Indonesia is currently a fever spot. Though the Chinese comprise less than 3% of the 87 million Indonesians, the hua-chiao have a tight hold on the nation's economy. Now that President Sukarno has imposed exorbitant taxes on the Chinese, banned their newspapers and ordered 80,000 traders to move from the villages to the cities, some of the hua-chiao have given up, sold their local currency (thus further depressing Indonesia's unstable rupiah) and left for mainland China or Hong Kong.

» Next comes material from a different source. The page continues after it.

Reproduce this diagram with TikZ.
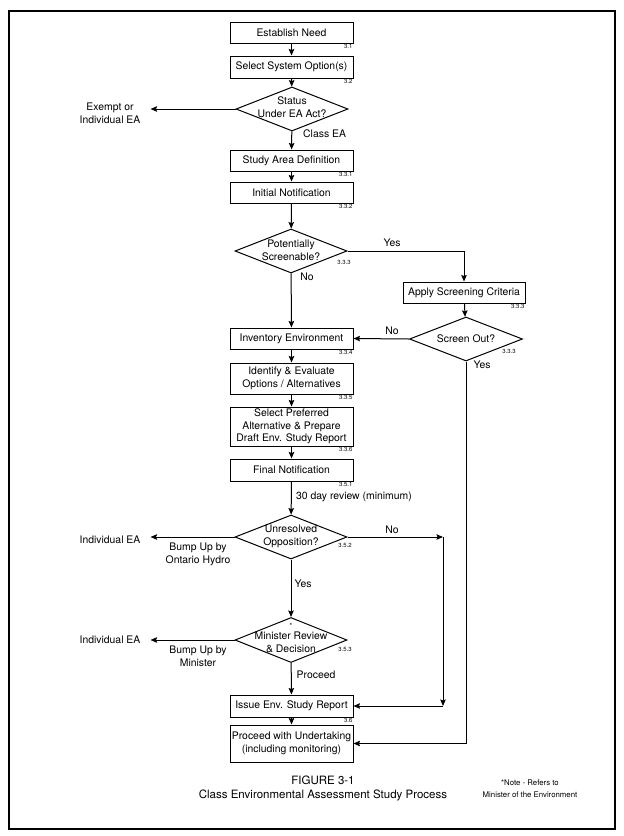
\documentclass[tikz,border=0pt]{standalone}
\usepackage{fontspec}
\setmainfont{TeX Gyre Heros}
\usetikzlibrary{shapes.geometric,arrows.meta}
\begin{document}
\begin{tikzpicture}[x=1pt,y=-1pt,
  every node/.style={font=\fontsize{10.4}{12.7}\selectfont},
  box/.style={draw,line width=1pt,minimum width=123pt,align=center,inner sep=1pt},
  dia/.style={draw,diamond,line width=1pt,inner sep=0pt,minimum width=112pt,minimum height=44pt},
  dtext/.style={align=center,inner sep=0pt},
  txt/.style={align=center,inner sep=1pt},
  side/.style={align=center,inner ysep=1pt,inner xsep=10pt},
  num/.style={font=\fontsize{6}{6.5}\selectfont,inner sep=0.8pt},
  arr/.style={line width=1pt,-{Stealth[length=6.5pt,width=5.5pt,inset=1pt]}},
  ln/.style={line width=1pt}]
\useasboundingbox (0,0) rectangle (624,836);
\draw[line width=1.2pt] (9,11) rectangle (615,829);

% main column
\node[box,minimum height=21pt,label={[num,anchor=north east]south east:3.1}] (need) at (291.5,32.5) {Establish Need};
\node[box,minimum height=22pt,label={[num,anchor=north east]south east:3.2}] (opt) at (291.5,67) {Select System Option(s)};
\node[dia] (st) at (292,109) {};
\node[dtext] (stt) at (292,107) {Status\\Under EA Act?};
\node[side] (ex) at (110,113.5) {Exempt or\\Individual EA};
\node[txt,anchor=west] (lclass) at (302,134) {Class EA};
\node[box,minimum height=21pt,label={[num,anchor=north east]south east:3.3.1}] (area) at (291.5,160.5) {Study Area Definition};
\node[box,minimum height=21pt,label={[num,anchor=north east]south east:3.3.2}] (inot) at (291.5,192.5) {Initial Notification};
\node[dia] (sc) at (291,251) {};
\node[dtext] (sct) at (291,250) {Potentially\\Screenable?};
\node[num] (nsc) at (344,262) {3.3.3};
\node[txt] (lyes1) at (392,243) {Yes};
\node[txt] (lno1) at (307,277) {No};
\node[box,minimum width=122pt,minimum height=21pt,label={[num,anchor=north east]south east:3.3.3}] (apply) at (464,292.5) {Apply Screening Criteria};
\node[dia,minimum width=113pt] (out) at (466,339) {};
\node[dtext] (outt) at (466,339) {Screen Out?};
\node[num] (nout) at (509,351) {3.3.3};
\node[txt] (lno2) at (392,331) {No};
\node[txt] (lyes2) at (482,365) {Yes};
\node[box,minimum height=21pt,label={[num,anchor=north east]south east:3.3.4}] (inv) at (291.5,338.5) {Inventory Environment};
\node[box,minimum height=31pt,label={[num,anchor=north east]south east:3.3.5}] (ident) at (291.5,378.5) {Identify \& Evaluate\\Options / Alternatives};
\node[box,minimum height=39pt,label={[num,anchor=north east]south east:3.3.6}] (sel) at (291.5,426.5) {Select Preferred\\Alternative \& Prepare\\Draft Env. Study Report};
\node[box,minimum height=22pt,label={[num,anchor=north east]south east:3.5.1}] (fin) at (291.5,470) {Final Notification};
\node[txt,anchor=west] (l30) at (295,497) {30 day review (minimum)};
\node[dia] (unres) at (291,537) {};
\node[dtext] (unrest) at (291,536) {Unresolved\\Opposition?};
\node[num] (nun) at (345,545) {3.5.2};
\node[side] (ind1) at (110,540) {Individual EA};
\node[txt] (lbump1) at (198,554) {Bump Up by\\Ontario Hydro};
\node[txt] (lno3) at (392,530) {No};
\coordinate (c1) at (443,537);
\coordinate (c2) at (443,706);
\node[txt] (lyes3) at (303,584) {Yes};
\node[dia,minimum height=45pt] (minr) at (291,640) {};
\node[dtext] (minrt) at (291,642) {Minister Review\\\& Decision};
\node[num,font=\fontsize{7}{7}\selectfont] (ast) at (291,626) {*};
\node[num] (nmin) at (345,649) {3.5.3};
\node[side] (ind2) at (110,640) {Individual EA};
\node[txt] (lbump2) at (198,656) {Bump Up by\\Minister};
\node[txt] (lproc) at (316,675) {Proceed};
\node[box,minimum height=22pt,label={[num,anchor=north east]south east:3.6}] (issue) at (291.5,706) {Issue Env. Study Report};
\node[box,minimum height=37pt] (proc) at (291.5,743.5) {Proceed with Undertaking\\(including monitoring)};

% caption
\node[txt,font=\fontsize{11.5}{14}\selectfont] (cap) at (323,788) {FIGURE 3-1\\Class Environmental Assessment Study Process};
\node[txt,font=\fontsize{7.8}{12}\selectfont] (note) at (530,789) {*Note - Refers to\\Minister of the Environment};

% connectors
\draw[arr] (need) -- (opt);
\draw[arr] (opt) -- (st);
\draw[arr] (st.west) -- (st.west -| ex.east);
\draw[arr] (st) -- (area);
\draw[arr] (area) -- (inot);
\draw[arr] (inot) -- (sc);
\draw[arr] (sc.east) -| (apply.north);
\draw[arr] (sc) -- (inv);
\draw[arr] (apply) -- (out);
\draw[arr] (out.west) -- (inv.east);
\draw[arr] (out.south) |- (proc.east);
\draw[arr] (inv) -- (ident);
\draw[arr] (ident) -- (sel);
\draw[arr] (sel) -- (fin);
\draw[arr] (fin) -- (unres);
\draw[arr] (unres.west) -- (unres.west -| ind1.east);
\draw[arr] (unres.east) -- (c1);
\draw[arr] (c1) -- (c2);
\draw[arr] (c2) -- (issue.east);
\draw[arr] (unres) -- (minr);
\draw[arr] (minr.west) -- (minr.west -| ind2.east);
\draw[arr] (minr) -- (issue);
\draw[arr] (issue) -- (proc);
\end{tikzpicture}
\end{document}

Since they now have nothing to lose, the Reds swiftly and cynically switched tactics, went back to defending the beleaguered hua-chiao against all comers. Taking up the cudgels for the Overseas Chinese in Indonesia, Peking last week accused the Djakarta government of dis crimination, lying and slander. The Red ambassador handed Indonesia's Foreign Minister a vituperative note. Radio Peking cried that, by attacking the hua-chiao, Indonesia "fought only with cats because they are afraid to put up resistance against tigers," i.e., the big Western companies. At this particular moment the hot embrace of Red China is not likely to do the hua-chiao of Indonesia much good, but it makes its impression on the rest of the Overseas Chinese who have learned to place their bets unsentimentally, to thrive by their wits and their energy, and to suffer on occasion the inevitable persecution of those who will not or cannot belong where they live.